[GIVEN EXERCISE] Extract the whole listing as it stands. Do not include the pictures.

[DATASET EXTRACT]
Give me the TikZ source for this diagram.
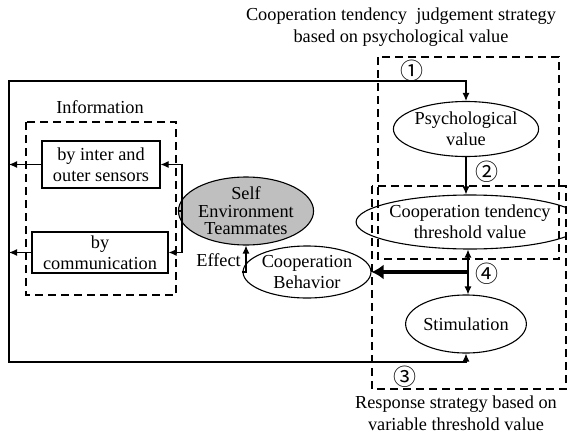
\documentclass[tikz,border=0pt]{standalone}
\usepackage{fontspec}
\setmainfont{Liberation Serif}
\newfontfamily\circfont{Noto Sans CJK SC}
\usetikzlibrary{shapes.geometric,arrows.meta}
\begin{document}
\begin{tikzpicture}[x=1pt,y=-1pt,
  every node/.style={font=\fontsize{18.3}{21}\selectfont},
  ell/.style={draw,ellipse,line width=1.1pt,inner sep=0pt,align=center},
  box/.style={draw,rectangle,line width=1.1pt,inner sep=0pt,align=center},
  dbox/.style={line width=1.1pt,dash pattern=on 8pt off 5pt},
  ln/.style={line width=1.1pt},
  arr/.style={line width=1.1pt,-{Latex[length=8pt,width=7pt]}},
  darr/.style={line width=1.1pt,{Latex[length=8pt,width=7pt]}-{Latex[length=8pt,width=7pt]}},
  bigarr/.style={line width=4.5pt,-{Latex[length=12pt,width=15pt]}},
  lbl/.style={align=center,font=\fontsize{18.3}{22.5}\selectfont},
  circ/.style={font=\circfont\fontsize{23}{23}\selectfont}]
\useasboundingbox (0,0) rectangle (567,434);
% dashed regions
\draw[dbox] (378,57) rectangle (559,259);
\draw[dbox] (372,186) rectangle (566,389);
\draw[dbox] (26,122) rectangle (176,295);
% titles
\node[lbl] (t1) at (401,27) {Cooperation tendency\ \ judgement strategy\\based on psychological value};
\node[lbl] (t2) at (456,413) {Response strategy based on\\variable threshold value};
\node (info) at (100,107) {Information};
% nodes
\node[ell,minimum width=128pt,minimum height=55pt] (psych) at (466,129) {Psychological\\value};
\node[ell,minimum width=184pt,minimum height=54pt] (tend) at (470,222) {Cooperation tendency\\threshold value};
\node[ell,minimum width=114pt,minimum height=58pt] (stim) at (466,324) {Stimulation};
\node[ell,minimum width=112pt,minimum height=52pt] (coopb) at (307,272) {Cooperation\\Behavior};
\node[ell,fill=gray!50,minimum width=116pt,minimum height=63pt,font=\fontsize{18.3}{17.5}\selectfont] (self) at (246,211) {Self\\Environment\\Teammates};
\node[box,minimum width=118pt,minimum height=47pt] (b1) at (101,164.5) {by inter and\\outer sensors};
\node[box,minimum width=136pt,minimum height=41pt] (b2) at (100,252.5) {by\\communication};
% coordinates
\coordinate (lt) at (9,81);
\coordinate (lb) at (9,362);
\coordinate (br) at (182,211);
\coordinate (j) at (468,272);
% connectors
\draw[arr] (lb) -- (lt) -| (psych.north);
\draw[arr] (lt) -- (lb) -| (stim.south);
\draw[arr] (psych.south) -- (psych.south |- tend.north);
\draw[darr] (tend.south -| j) -- (stim.north -| j);
\draw[bigarr] (j) -- (coopb.east);
\draw[arr] (coopb.west) -| (self.south);
\draw[ln] (self.west) -- (br);
\draw[arr] (br) |- (b1.east);
\draw[arr] (br) |- (b2.east);
\draw[arr] (b1.west) -- (b1.west -| lt);
\draw[arr] (b2.west) -- (b2.west -| lt);
% labels
\node[anchor=east,inner sep=1pt] (eff) at (242,260) {Effect};
\node[circ] (c1) at (412,71) {①};
\node[circ] (c2) at (487,172) {②};
\node[circ] (c3) at (405,377) {③};
\node[circ] (c4) at (487,274) {④};
\end{tikzpicture}
\end{document}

[ANSWER]
Give me the TikZ source for this diagram.
\documentclass[tikz,border=0pt]{standalone}
\usepackage{fontspec}
\setmainfont{Liberation Serif}
\newfontfamily\circfont{Noto Sans CJK SC}
\usetikzlibrary{shapes.geometric,arrows.meta}
\begin{document}
\begin{tikzpicture}[x=1pt,y=-1pt,
  every node/.style={font=\fontsize{18.3}{21}\selectfont},
  ell/.style={draw,ellipse,line width=1.1pt,inner sep=0pt,align=center},
  box/.style={draw,rectangle,line width=1.1pt,inner sep=0pt,align=center},
  dbox/.style={line width=1.1pt,dash pattern=on 8pt off 5pt},
  ln/.style={line width=1.1pt},
  arr/.style={line width=1.1pt,-{Latex[length=8pt,width=7pt]}},
  darr/.style={line width=1.1pt,{Latex[length=8pt,width=7pt]}-{Latex[length=8pt,width=7pt]}},
  bigarr/.style={line width=4.5pt,-{Latex[length=12pt,width=15pt]}},
  lbl/.style={align=center,font=\fontsize{18.3}{22.5}\selectfont},
  circ/.style={font=\circfont\fontsize{23}{23}\selectfont}]
\useasboundingbox (0,0) rectangle (567,434);
% dashed regions
\draw[dbox] (378,57) rectangle (559,259);
\draw[dbox] (372,186) rectangle (566,389);
\draw[dbox] (26,122) rectangle (176,295);
% titles
\node[lbl] (t1) at (401,27) {Cooperation tendency\ \ judgement strategy\\based on psychological value};
\node[lbl] (t2) at (456,413) {Response strategy based on\\variable threshold value};
\node (info) at (100,107) {Information};
% nodes
\node[ell,minimum width=128pt,minimum height=55pt] (psych) at (466,129) {Psychological\\value};
\node[ell,minimum width=184pt,minimum height=54pt] (tend) at (470,222) {Cooperation tendency\\threshold value};
\node[ell,minimum width=114pt,minimum height=58pt] (stim) at (466,324) {Stimulation};
\node[ell,minimum width=112pt,minimum height=52pt] (coopb) at (307,272) {Cooperation\\Behavior};
\node[ell,fill=gray!50,minimum width=116pt,minimum height=63pt,font=\fontsize{18.3}{17.5}\selectfont] (self) at (246,211) {Self\\Environment\\Teammates};
\node[box,minimum width=118pt,minimum height=47pt] (b1) at (101,164.5) {by inter and\\outer sensors};
\node[box,minimum width=136pt,minimum height=41pt] (b2) at (100,252.5) {by\\communication};
% coordinates
\coordinate (lt) at (9,81);
\coordinate (lb) at (9,362);
\coordinate (br) at (182,211);
\coordinate (j) at (468,272);
% connectors
\draw[arr] (lb) -- (lt) -| (psych.north);
\draw[arr] (lt) -- (lb) -| (stim.south);
\draw[arr] (psych.south) -- (psych.south |- tend.north);
\draw[darr] (tend.south -| j) -- (stim.north -| j);
\draw[bigarr] (j) -- (coopb.east);
\draw[arr] (coopb.west) -| (self.south);
\draw[ln] (self.west) -- (br);
\draw[arr] (br) |- (b1.east);
\draw[arr] (br) |- (b2.east);
\draw[arr] (b1.west) -- (b1.west -| lt);
\draw[arr] (b2.west) -- (b2.west -| lt);
% labels
\node[anchor=east,inner sep=1pt] (eff) at (242,260) {Effect};
\node[circ] (c1) at (412,71) {①};
\node[circ] (c2) at (487,172) {②};
\node[circ] (c3) at (405,377) {③};
\node[circ] (c4) at (487,274) {④};
\end{tikzpicture}
\end{document}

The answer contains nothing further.